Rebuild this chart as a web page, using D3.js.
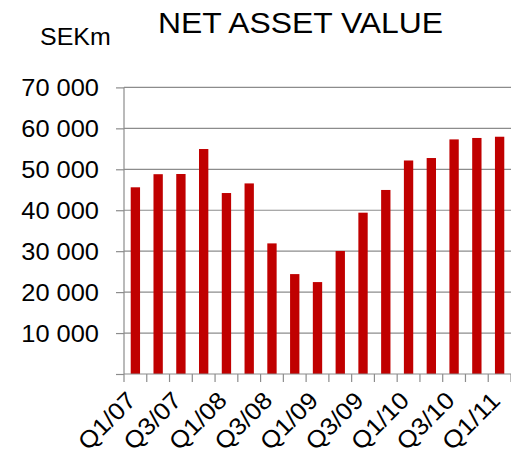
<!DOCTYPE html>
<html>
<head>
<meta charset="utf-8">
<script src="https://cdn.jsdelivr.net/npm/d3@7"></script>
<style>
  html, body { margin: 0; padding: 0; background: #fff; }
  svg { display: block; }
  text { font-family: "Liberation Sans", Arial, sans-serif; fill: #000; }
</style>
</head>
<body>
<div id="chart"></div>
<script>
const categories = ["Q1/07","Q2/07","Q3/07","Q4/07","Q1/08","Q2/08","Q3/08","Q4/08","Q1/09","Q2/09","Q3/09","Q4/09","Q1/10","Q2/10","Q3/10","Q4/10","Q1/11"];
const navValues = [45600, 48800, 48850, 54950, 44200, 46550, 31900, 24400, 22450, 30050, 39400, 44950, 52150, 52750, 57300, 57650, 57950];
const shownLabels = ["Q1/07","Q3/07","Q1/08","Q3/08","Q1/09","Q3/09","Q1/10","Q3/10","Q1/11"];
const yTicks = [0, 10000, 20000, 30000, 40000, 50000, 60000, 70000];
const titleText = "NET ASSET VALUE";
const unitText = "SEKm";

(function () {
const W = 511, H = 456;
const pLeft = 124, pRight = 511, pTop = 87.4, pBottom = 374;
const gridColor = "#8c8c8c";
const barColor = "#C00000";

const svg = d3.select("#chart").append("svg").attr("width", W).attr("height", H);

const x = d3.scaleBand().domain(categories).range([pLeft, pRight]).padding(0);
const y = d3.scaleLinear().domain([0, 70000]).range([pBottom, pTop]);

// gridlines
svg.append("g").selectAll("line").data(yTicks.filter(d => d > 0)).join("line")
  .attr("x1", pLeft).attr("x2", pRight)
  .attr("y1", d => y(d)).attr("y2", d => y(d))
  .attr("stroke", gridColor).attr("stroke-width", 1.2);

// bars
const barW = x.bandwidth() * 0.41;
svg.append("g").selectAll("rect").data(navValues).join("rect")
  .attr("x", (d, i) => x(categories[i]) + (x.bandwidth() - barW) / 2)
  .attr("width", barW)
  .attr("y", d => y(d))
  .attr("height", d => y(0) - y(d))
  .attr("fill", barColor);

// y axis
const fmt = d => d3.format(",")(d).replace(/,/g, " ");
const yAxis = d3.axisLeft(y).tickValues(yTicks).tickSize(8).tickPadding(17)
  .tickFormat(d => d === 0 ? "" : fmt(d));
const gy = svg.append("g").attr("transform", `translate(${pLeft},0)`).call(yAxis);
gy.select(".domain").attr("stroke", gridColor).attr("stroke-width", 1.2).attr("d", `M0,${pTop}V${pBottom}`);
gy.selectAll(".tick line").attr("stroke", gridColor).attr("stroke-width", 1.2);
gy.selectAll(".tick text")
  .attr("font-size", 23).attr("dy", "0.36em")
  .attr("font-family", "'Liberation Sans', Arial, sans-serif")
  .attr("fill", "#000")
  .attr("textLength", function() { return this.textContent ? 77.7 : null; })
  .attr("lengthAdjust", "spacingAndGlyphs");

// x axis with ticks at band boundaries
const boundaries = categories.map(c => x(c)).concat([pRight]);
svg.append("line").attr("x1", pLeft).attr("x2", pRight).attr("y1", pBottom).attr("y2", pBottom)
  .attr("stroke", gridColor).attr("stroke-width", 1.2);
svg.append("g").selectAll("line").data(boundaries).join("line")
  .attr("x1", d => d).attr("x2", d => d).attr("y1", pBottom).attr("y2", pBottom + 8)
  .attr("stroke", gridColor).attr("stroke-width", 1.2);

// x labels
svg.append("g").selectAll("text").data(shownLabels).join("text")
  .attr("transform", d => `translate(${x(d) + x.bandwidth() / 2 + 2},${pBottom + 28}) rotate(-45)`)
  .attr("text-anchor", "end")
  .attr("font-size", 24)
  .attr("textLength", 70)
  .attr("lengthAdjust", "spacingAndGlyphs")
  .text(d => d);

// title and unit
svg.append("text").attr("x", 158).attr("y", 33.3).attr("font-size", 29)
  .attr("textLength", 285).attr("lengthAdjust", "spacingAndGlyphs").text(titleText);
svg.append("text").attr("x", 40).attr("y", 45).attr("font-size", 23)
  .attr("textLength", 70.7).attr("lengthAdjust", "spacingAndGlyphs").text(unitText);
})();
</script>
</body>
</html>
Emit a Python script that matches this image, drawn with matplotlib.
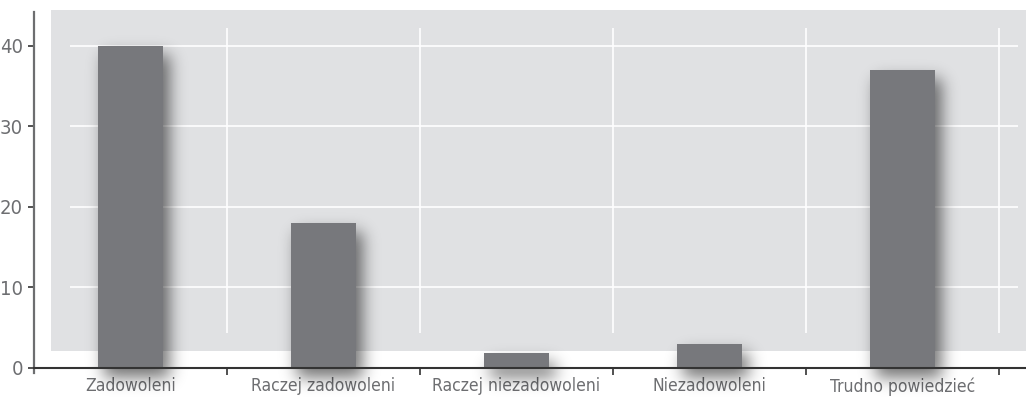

════

SHORT PROBLEM |
All of the data above should be transcribed verbatim, with pictures omitted.

ANSWER TO THIS EXERCISE |
Rebuild this chart as a web page, using D3.js.
<!DOCTYPE html>
<html>
<head>
<meta charset="utf-8">
<script src="https://cdn.jsdelivr.net/npm/d3@7"></script>
<style>
  html, body { margin: 0; padding: 0; background: #fff; }
  svg { display: block; }
  text { font-family: "Liberation Sans", Arial, sans-serif; fill: #000; }
</style>
</head>
<body>
<div id="chart"></div>
<script>
const categories = ["Q1/07","Q2/07","Q3/07","Q4/07","Q1/08","Q2/08","Q3/08","Q4/08","Q1/09","Q2/09","Q3/09","Q4/09","Q1/10","Q2/10","Q3/10","Q4/10","Q1/11"];
const navValues = [45600, 48800, 48850, 54950, 44200, 46550, 31900, 24400, 22450, 30050, 39400, 44950, 52150, 52750, 57300, 57650, 57950];
const shownLabels = ["Q1/07","Q3/07","Q1/08","Q3/08","Q1/09","Q3/09","Q1/10","Q3/10","Q1/11"];
const yTicks = [0, 10000, 20000, 30000, 40000, 50000, 60000, 70000];
const titleText = "NET ASSET VALUE";
const unitText = "SEKm";

(function () {
const W = 511, H = 456;
const pLeft = 124, pRight = 511, pTop = 87.4, pBottom = 374;
const gridColor = "#8c8c8c";
const barColor = "#C00000";

const svg = d3.select("#chart").append("svg").attr("width", W).attr("height", H);

const x = d3.scaleBand().domain(categories).range([pLeft, pRight]).padding(0);
const y = d3.scaleLinear().domain([0, 70000]).range([pBottom, pTop]);

// gridlines
svg.append("g").selectAll("line").data(yTicks.filter(d => d > 0)).join("line")
  .attr("x1", pLeft).attr("x2", pRight)
  .attr("y1", d => y(d)).attr("y2", d => y(d))
  .attr("stroke", gridColor).attr("stroke-width", 1.2);

// bars
const barW = x.bandwidth() * 0.41;
svg.append("g").selectAll("rect").data(navValues).join("rect")
  .attr("x", (d, i) => x(categories[i]) + (x.bandwidth() - barW) / 2)
  .attr("width", barW)
  .attr("y", d => y(d))
  .attr("height", d => y(0) - y(d))
  .attr("fill", barColor);

// y axis
const fmt = d => d3.format(",")(d).replace(/,/g, " ");
const yAxis = d3.axisLeft(y).tickValues(yTicks).tickSize(8).tickPadding(17)
  .tickFormat(d => d === 0 ? "" : fmt(d));
const gy = svg.append("g").attr("transform", `translate(${pLeft},0)`).call(yAxis);
gy.select(".domain").attr("stroke", gridColor).attr("stroke-width", 1.2).attr("d", `M0,${pTop}V${pBottom}`);
gy.selectAll(".tick line").attr("stroke", gridColor).attr("stroke-width", 1.2);
gy.selectAll(".tick text")
  .attr("font-size", 23).attr("dy", "0.36em")
  .attr("font-family", "'Liberation Sans', Arial, sans-serif")
  .attr("fill", "#000")
  .attr("textLength", function() { return this.textContent ? 77.7 : null; })
  .attr("lengthAdjust", "spacingAndGlyphs");

// x axis with ticks at band boundaries
const boundaries = categories.map(c => x(c)).concat([pRight]);
svg.append("line").attr("x1", pLeft).attr("x2", pRight).attr("y1", pBottom).attr("y2", pBottom)
  .attr("stroke", gridColor).attr("stroke-width", 1.2);
svg.append("g").selectAll("line").data(boundaries).join("line")
  .attr("x1", d => d).attr("x2", d => d).attr("y1", pBottom).attr("y2", pBottom + 8)
  .attr("stroke", gridColor).attr("stroke-width", 1.2);

// x labels
svg.append("g").selectAll("text").data(shownLabels).join("text")
  .attr("transform", d => `translate(${x(d) + x.bandwidth() / 2 + 2},${pBottom + 28}) rotate(-45)`)
  .attr("text-anchor", "end")
  .attr("font-size", 24)
  .attr("textLength", 70)
  .attr("lengthAdjust", "spacingAndGlyphs")
  .text(d => d);

// title and unit
svg.append("text").attr("x", 158).attr("y", 33.3).attr("font-size", 29)
  .attr("textLength", 285).attr("lengthAdjust", "spacingAndGlyphs").text(titleText);
svg.append("text").attr("x", 40).attr("y", 45).attr("font-size", 23)
  .attr("textLength", 70.7).attr("lengthAdjust", "spacingAndGlyphs").text(unitText);
})();
</script>
</body>
</html>
Emit a Python script that matches this image, drawn with matplotlib.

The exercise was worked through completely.